After getting our shots by the Gateway of India, we head on to our final stop in Mumbai, the Rajabai Clock Tower, a kind of Indian version of Big Ben, and the sound of the engine ticking over in a deserted side street by the tower manages to attract a dozen or so stray dogs over to the car.
We pause for photos and play with the dogs – I’ve had my jabs – and, looking at the car, we all agree that it’s actually very pretty. The chunky, SUV-like styling disguises its price and dinky size, but its 13in wheels are dwarfed by flared wheel arches that beg for bigger rims and also hint at the potential of the car’s platform.
The Kwid – developed by Renault’s Gerard Detourbet, the same man behind the Dacia line-up – is set to be launched in Brazil but not the UK, although its flexible and cheap architecture will arrive on our shores in some form. The CMF-A platform is a variant of RenaultNissan’s Common Module Family (CMF) and can potentially be used for several different body types, such as a small SUV.
It’s now 9am, the sun is giving a taste of the ferocious heat it will be delivering throughout the day and we’re in the very heart of Mumbai’s rush hour. Luckily, most traffic is going the opposite way to us, into the city, and as we head for the national highway, I begin to appreciate that the roads are a total free-for-all. But the Kwid is an ideal companion, ducking in and out of queues, performing tight manoeuvres and easily overtaking the many decrepit vehicles on the road.
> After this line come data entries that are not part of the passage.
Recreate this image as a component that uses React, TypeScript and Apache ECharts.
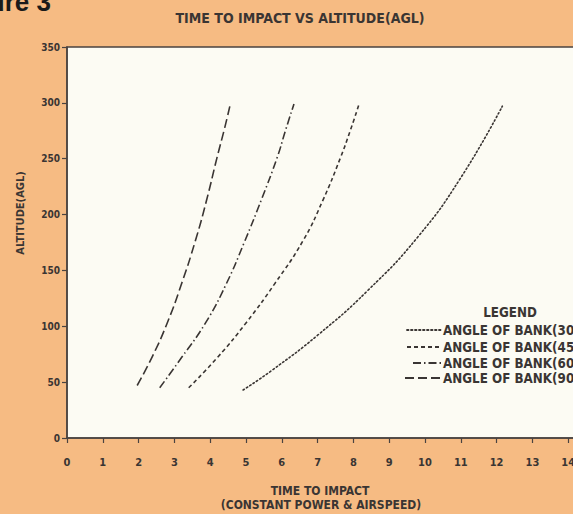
import React, { useEffect, useRef } from "react";
import * as echarts from "echarts";

const FONT = "'Liberation Sans Narrow', 'DejaVu Sans Condensed', 'Roboto Condensed', sans-serif";

const bank90: [number, number][] = [
  [1.96, 47], [2.4, 74], [2.8, 103], [3.2, 138], [3.59, 177], [3.9, 213], [4.19, 251], [4.4, 277], [4.57, 300],
];
const bank60: [number, number][] = [
  [2.59, 45], [3.2, 72], [3.87, 103], [4.45, 138], [4.95, 175], [5.45, 215], [5.87, 251], [6.1, 275], [6.34, 299],
];
const bank45: [number, number][] = [
  [3.4, 45], [4.2, 72], [5.0, 103], [5.8, 138], [6.6, 177], [7.15, 213], [7.64, 251], [7.9, 274], [8.15, 298],
];
const bank30: [number, number][] = [
  [4.92, 43], [5.7, 60], [7.0, 92], [8.4, 132], [9.8, 180], [11.0, 233], [12.16, 297],
];

const seriesNames = ["ANGLE OF BANK(30)", "ANGLE OF BANK(45)", "ANGLE OF BANK(60)", "ANGLE OF BANK(90)"];
const xTicks = [0, 1, 2, 3, 4, 5, 6, 7, 8, 9, 10, 11, 12, 13, 14, 15];
const yTicks = [0, 50, 100, 150, 200, 250, 300, 350];

const INK = "#3a3533";
const dash30 = [1.5, 2.5];
const dash45 = [4, 3];
const dash60 = [8, 3, 1.5, 3];
const dash90 = [9, 4];

export default function App() {
  const ref = useRef<HTMLDivElement>(null);
  useEffect(() => {
    document.body.style.margin = "0";
    const chart = echarts.init(ref.current!, null, { renderer: "svg" });
    const mk = (name: string, data: [number, number][], dash: number[], cap: "round" | "butt") => ({
      name,
      type: "line",
      data,
      smooth: true,
      symbol: "none",
      lineStyle: { color: INK, width: 1.6, type: dash, cap },
    });
    const legendRows = [
      { y: 330, x1: 407, dash: dash30, cap: "round", name: seriesNames[0] },
      { y: 347, x1: 407, dash: dash45, cap: "butt", name: seriesNames[1] },
      { y: 363, x1: 413, dash: dash60, cap: "butt", name: seriesNames[2] },
      { y: 378, x1: 405, dash: dash90, cap: "butt", name: seriesNames[3] },
    ];
    const legendGraphics: any[] = [];
    legendRows.forEach((r) => {
      legendGraphics.push({
        type: "line",
        shape: { x1: r.x1, y1: r.y, x2: 442, y2: r.y },
        style: { stroke: INK, lineWidth: 1.8, lineDash: r.dash, lineCap: r.cap },
        z: 100,
      });
      legendGraphics.push({
        type: "text",
        x: 443,
        y: r.y,
        scaleX: 0.95,
        style: { text: r.name, fill: INK, font: `bold 14px ${FONT}`, textAlign: "left", textVerticalAlign: "middle" },
        z: 100,
      });
    });
    chart.setOption({
      animation: false,
      backgroundColor: "#f6bb83",
      grid: {
        left: 67,
        top: 47,
        width: 537,
        height: 391,
        outerBoundsMode: "none",
        containLabel: false,
        show: true,
        backgroundColor: "#fcfbf3",
        borderColor: "#4a4340",
        borderWidth: 1.5,
      },
      xAxis: {
        type: "value",
        min: 0,
        max: 15,
        interval: 1,
        splitLine: { show: false },
        axisLine: { lineStyle: { color: "#4a4340", width: 1.5 } },
        axisTick: { show: true, length: 5, lineStyle: { color: "#4a4340", width: 1.2 } },
        axisLabel: {
          color: INK,
          fontFamily: FONT,
          fontWeight: "bold",
          fontSize: 11,
          margin: 19,
          formatter: (v: number) => (xTicks.includes(v) ? String(v) : ""),
        },
      },
      yAxis: {
        type: "value",
        min: 0,
        max: 350,
        interval: 50,
        splitLine: { show: false },
        axisLine: { lineStyle: { color: "#4a4340", width: 1.5 } },
        axisTick: { show: true, length: 5, lineStyle: { color: "#4a4340", width: 1.2 } },
        axisLabel: {
          color: INK,
          fontFamily: FONT,
          fontWeight: "bold",
          fontSize: 10,
          margin: 7,
          formatter: (v: number) => (yTicks.includes(v) ? String(v) : ""),
        },
      },
      series: [
        mk(seriesNames[0], bank30, dash30, "round"),
        mk(seriesNames[1], bank45, dash45, "butt"),
        mk(seriesNames[2], bank60, dash60, "butt"),
        mk(seriesNames[3], bank90, dash90, "butt"),
      ],
      graphic: [
        {
          type: "text",
          x: 51,
          y: 2,
          style: { text: "Figure 3", fill: "#1a1a1a", font: "bold 26px 'Liberation Sans', Arial, sans-serif", textAlign: "right", textVerticalAlign: "middle" },
        },
        {
          type: "text",
          x: 300,
          y: 18,
          style: { text: "TIME TO IMPACT VS ALTITUDE(AGL)", fill: INK, font: `bold 14px ${FONT}`, textAlign: "center", textVerticalAlign: "middle" },
        },
        {
          type: "text",
          x: 20,
          y: 213,
          rotation: Math.PI / 2,
          style: { text: "ALTITUDE(AGL)", fill: INK, font: `bold 11px ${FONT}`, textAlign: "center", textVerticalAlign: "middle" },
        },
        {
          type: "text",
          x: 320,
          y: 491,
          style: { text: "TIME TO IMPACT", fill: INK, font: `bold 12px ${FONT}`, textAlign: "center", textVerticalAlign: "middle" },
        },
        {
          type: "text",
          x: 321,
          y: 505,
          style: { text: "(CONSTANT POWER & AIRSPEED)", fill: INK, font: `bold 12px ${FONT}`, textAlign: "center", textVerticalAlign: "middle" },
        },
        {
          type: "text",
          x: 510,
          y: 312,
          scaleX: 0.95,
          style: { text: "LEGEND", fill: INK, font: `bold 14px ${FONT}`, textAlign: "center", textVerticalAlign: "middle" },
          z: 100,
        },
        ...legendGraphics,
      ],
    });
    return () => chart.dispose();
  }, []);
  return <div ref={ref} style={{ width: 573, height: 514 }} />;
}
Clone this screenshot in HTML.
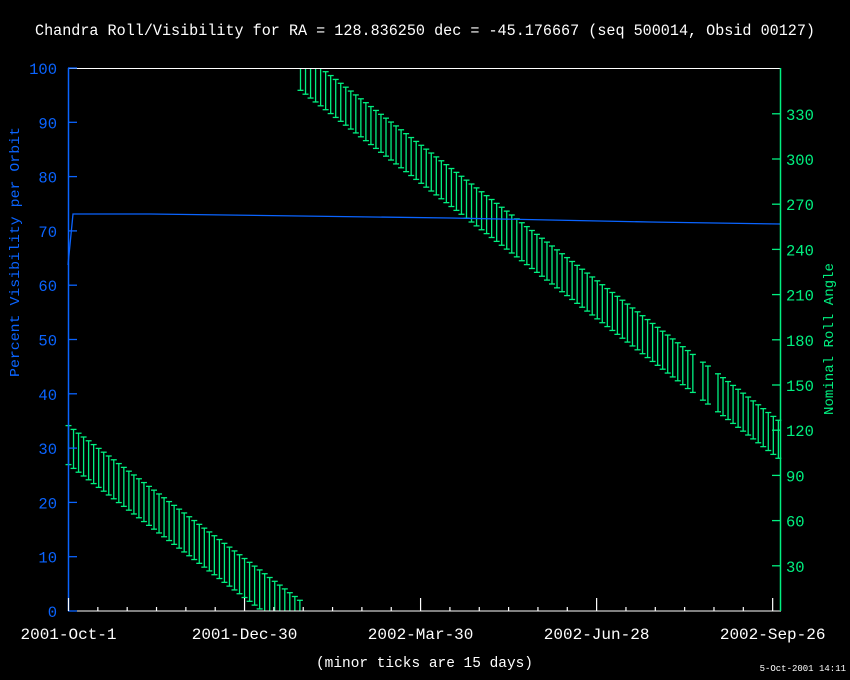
<!DOCTYPE html>
<html><head><meta charset="utf-8"><style>
html,body{margin:0;padding:0;background:#000;}
svg{display:block;}
text{font-family:"Liberation Mono","DejaVu Sans Mono",monospace;}
</style></head><body>
<svg id="s" width="850" height="680" xmlns="http://www.w3.org/2000/svg">
<rect width="850" height="680" fill="#000"/>
<text x="35" y="35" fill="#fff" font-size="15.5" textLength="780" lengthAdjust="spacingAndGlyphs">Chandra Roll/Visibility for RA = 128.836250 dec = -45.176667 (seq 500014, Obsid 00127)</text>
<g id="bars" stroke="#00f080" stroke-width="1.3" fill="none"></g>
<polyline points="68,265 73,214 150,214 300,216 450,218 550,220 650,222 780,224" stroke="#0a64ff" stroke-width="1.3" fill="none"/>
<rect x="68.5" y="68.5" width="712" height="542.5" fill="none" stroke="#fff" stroke-width="1"/>
<line x1="68.5" y1="68" x2="68.5" y2="611" stroke="#0a64ff" stroke-width="1.5"/>
<line x1="780.5" y1="68" x2="780.5" y2="611" stroke="#00f080" stroke-width="1.5"/>
<g id="ax"></g>
<text transform="translate(19,252) rotate(-90)" fill="#0a64ff" font-size="14" text-anchor="middle" textLength="250" lengthAdjust="spacingAndGlyphs">Percent Visibility per Orbit</text>
<text transform="translate(833,339) rotate(-90)" fill="#00f080" font-size="14" text-anchor="middle" textLength="152" lengthAdjust="spacingAndGlyphs">Nominal Roll Angle</text>
<text x="316" y="667" fill="#fff" font-size="14.5" textLength="217" lengthAdjust="spacingAndGlyphs">(minor ticks are 15 days)</text>
<text x="846" y="671" fill="#fff" font-size="9" text-anchor="end">5-Oct-2001 14:11</text>
</svg>
<script>
var NS="http://www.w3.org/2000/svg";
function el(p,t,a,txt){var e=document.createElementNS(NS,t);for(var k in a)e.setAttribute(k,a[k]);if(txt)e.textContent=txt;p.appendChild(e);return e;}
var b=document.getElementById("bars"),ax=document.getElementById("ax");
function bar(x,top,len){var bot=top+len;var t=Math.max(top,68),bb=Math.min(bot,611);if(bb<=t)return;
el(b,"line",{x1:x,y1:t,x2:x,y2:bb});
if(top>=68)el(b,"line",{x1:x-3,y1:top,x2:x+3,y2:top});
if(bot<=611)el(b,"line",{x1:x-3,y1:bot,x2:x+3,y2:bot});}
for(var x=68.5;x<300;x+=5.03){bar(x,429+0.755*(x-73),39);}
for(var x=300.5;x<781;x+=5.03){if(Math.abs(x-698)<2.6||Math.abs(x-714)<2.6)continue;bar(x,420-0.77*(778-x),38);}
for(var v=0;v<=100;v+=10){var y=611-v*5.43;el(ax,"line",{x1:68,y1:y,x2:77,y2:y,stroke:"#0a64ff","stroke-width":1.3});
el(ax,"text",{x:57,y:y+6,fill:"#0a64ff","font-size":15.5,"text-anchor":"end"},String(v));}
for(var v=30;v<=330;v+=30){var y=611-v*1.5067;el(ax,"line",{x1:772,y1:y,x2:780,y2:y,stroke:"#00f080","stroke-width":1.3});
el(ax,"text",{x:786,y:y+6,fill:"#00f080","font-size":15.5},String(v));}
var labs=["2001-Oct-1","2001-Dec-30","2002-Mar-30","2002-Jun-28","2002-Sep-26"];
for(var d=0;d<=364;d+=15){var x=68.5+d*1.956;var maj=(d%90==0);
el(ax,"line",{x1:x,y1:611,x2:x,y2:maj?598:607,stroke:"#fff","stroke-width":1.2});
if(maj)el(ax,"text",{x:x,y:639,fill:"#fff","font-size":16,"text-anchor":"middle"},labs[d/90]);}
</script>
</body></html>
Eventually, we escape Mumbai’s concrete jungle and the demonic cacophony of blaring horns, screeching tyres and shouting. On the national highway, the Kwid proves itself to be not too horribly suited to motorway trips. It’s comfortable only below 70mph, though. Above that, the lightness of the steering becomes pronounced, the poor refinement and loud thrum of the engine make the cabin noisy, and you can just generally feel that it’s much better suited to hacking through traffic rather than munching up motorway miles.